Pok¨Śmon Black & White
Monochrome magic.
If you're on the outside looking in, the Pokémon series probably looks like the same game released over and over for 15 years, each time to fresh brood of gullible children. It's not a fair or correct assumption, but I can see where you're coming from.
Pokémon reinvents itself to a greater or lesser extent every three years or so, but half-steps like Platinum and remakes like HeartGold muddy the distinction between generations. And where Silver and Gold's astonishing sprawl of new features more than justified their existence (and their re-release last year), Diamond and Pearl's more timid adjustments to the formula were less defensible.
It's about time for a spring-clean, and Pokémon Black and White are exactly that. Game Freak has abandoned the guaranteed brand recognition of Pikachu and his 500-odd friends for an entirely new cast of 156 quirky, endearing, and occasionally disturbing monsters. It's difficult to overstate how unexpectedly brave this is for a heavyweight Japanese series; imagine Capcom releasing a new Street Fighter without Ryu and Ken. It signals an eagerness to break with the past, a new spirit of regeneration.
Over the course of 40 hours, Pokémon Black and White has surprised me over and over again. The last time I could say that about a Pokémon game, I was still carrying around a Pikachu-adorned pencil case.
Here's the first surprise: it looks brilliant. Evidently Game Freak has finally hired some new graphic designers. Pokémon's monster design has always been exceptional, but otherwise the graphics were rarely better than tolerable.
Now the battles come alive with entertaining monster animations, the cities are constructed of distinctive 3D buildings, and towns are connected by towering bridges that stretch over sparkling water and reveal distant skyline vistas. The sprites are bright and crisp, long grass sways in the wind, and the world's weather changes along with the seasons once every real-time month. Fittingly for what might be the DS' last heavyweight titles, they're among the best-looking on the platform.
And the second surprise: you don't always know what's next. Yes, you know that you'll make the familiar pilgrimage from town to town, collecting gym badges and eventually facing the Elite Four, but it's all about those new Pokémon.

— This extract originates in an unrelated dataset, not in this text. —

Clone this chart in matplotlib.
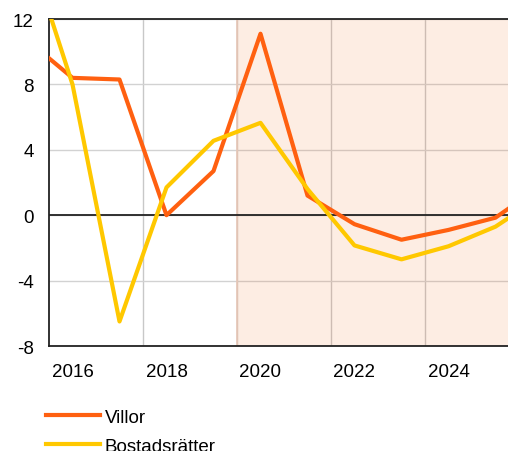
import numpy as np
import matplotlib
matplotlib.use("Agg")
import matplotlib.pyplot as plt
from matplotlib.ticker import FixedLocator

plt.rcParams['font.family'] = ['Liberation Sans', 'DejaVu Sans']
plt.rcParams['font.size'] = 13.5
plt.rcParams['axes.unicode_minus'] = False

# annual values, drawn at mid-year
years = [2015, 2016, 2017, 2018, 2019, 2020, 2021, 2022, 2023, 2024, 2025, 2026]
villor = [10.8, 8.4, 8.3, 0.0, 2.7, 11.1, 1.2, -0.55, -1.5, -0.9, -0.15, 1.85]
bostadsratter = [16.9, 8.0, -6.5, 1.7, 4.55, 5.65, 1.6, -1.85, -2.7, -1.9, -0.7, 1.2]
tick_years = [2016, 2018, 2020, 2022, 2024]
forecast_start = 2020

x = np.array(years) + 0.5

fig = plt.figure(figsize=(5.08, 4.52), dpi=100)
ax = fig.add_axes([49 / 508, 1 - 347 / 452, 1 - 49 / 508, 327 / 452])

ax.plot(x, villor, color='#FF6010', lw=3.0, label='Villor', zorder=4)
ax.plot(x, bostadsratter, color='#FFC800', lw=3.0, label='Bostadsrätter', zorder=4)

# forecast shading, on top of grid
ax.axvspan(forecast_start, 2030, color='#F26B1D', alpha=0.12, lw=0, zorder=2)
ax.axvline(forecast_start, color='#E6C6B6', lw=1.2, zorder=2)
ax.axhline(0, color='#222222', lw=1.3, zorder=3)

ax.set_xlim(2016, 2016 + (508 - 49) / 47)
ax.set_ylim(-8, 12)
ax.set_yticks(np.arange(-8, 13, 4))
ax.set_xticks([t + 0.5 for t in tick_years])
ax.set_xticklabels([str(t) for t in tick_years])
ax.xaxis.set_minor_locator(FixedLocator([2018, 2020, 2022, 2024]))
ax.tick_params(which='both', length=0)
ax.tick_params(axis='y', pad=11)
ax.tick_params(axis='x', pad=12)
ax.grid(True, which='minor', axis='x', color='#C8C8C8', lw=1.0, zorder=1)
ax.grid(True, which='major', axis='y', color='#D2D2D2', lw=1.0, zorder=1)
ax.set_axisbelow(True)

ax.spines['right'].set_visible(False)
for s in ['left', 'bottom', 'top']:
    ax.spines[s].set_color('#222222')
    ax.spines[s].set_linewidth(1.3)

h, l = ax.get_legend_handles_labels()
fig.legend(h, l, loc='upper left', bbox_to_anchor=(38 / 508, 1 - 402 / 452),
           borderaxespad=0, frameon=False, handlelength=2.9, handletextpad=0.27,
           labelspacing=0.65, fontsize=13.5)

fig.savefig('out.png', dpi=100)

Wander into the grass in a new area and you genuinely have no idea what you're about to meet. When a Pokémon evolves, you're excited about what it might become. New moves make you raise an eyebrow and read the description. It all feels new again, and it makes such a difference. There's not a Pidgey or Rattata in sight.
This sense of reinvigoration extends across the whole of Black and White. Game Freak is as willing to re-evaluate and throw out its out-dated traditions as its bloated cast. The biggest change is the distribution of experience points: monsters now get a far bigger share of EXP when they defeat foes stronger than themselves. This not only evens out the process of building a strong, balanced team, it makes over-levelling impossible. Grinding – what little there was of it – has been completely eliminated.
Pokémon Centres and Marts have been merged into one building, and there are Pokémon healers dotted around caves and inter-city Routes to prevent you hiking back to them three times an hour. TMs, the items that let you teach Pokemon new moves, are now infinite-use, so you can experiment with them more freely. This indicates a better understanding of what makes Pokémon so compelling: creating and customising your team.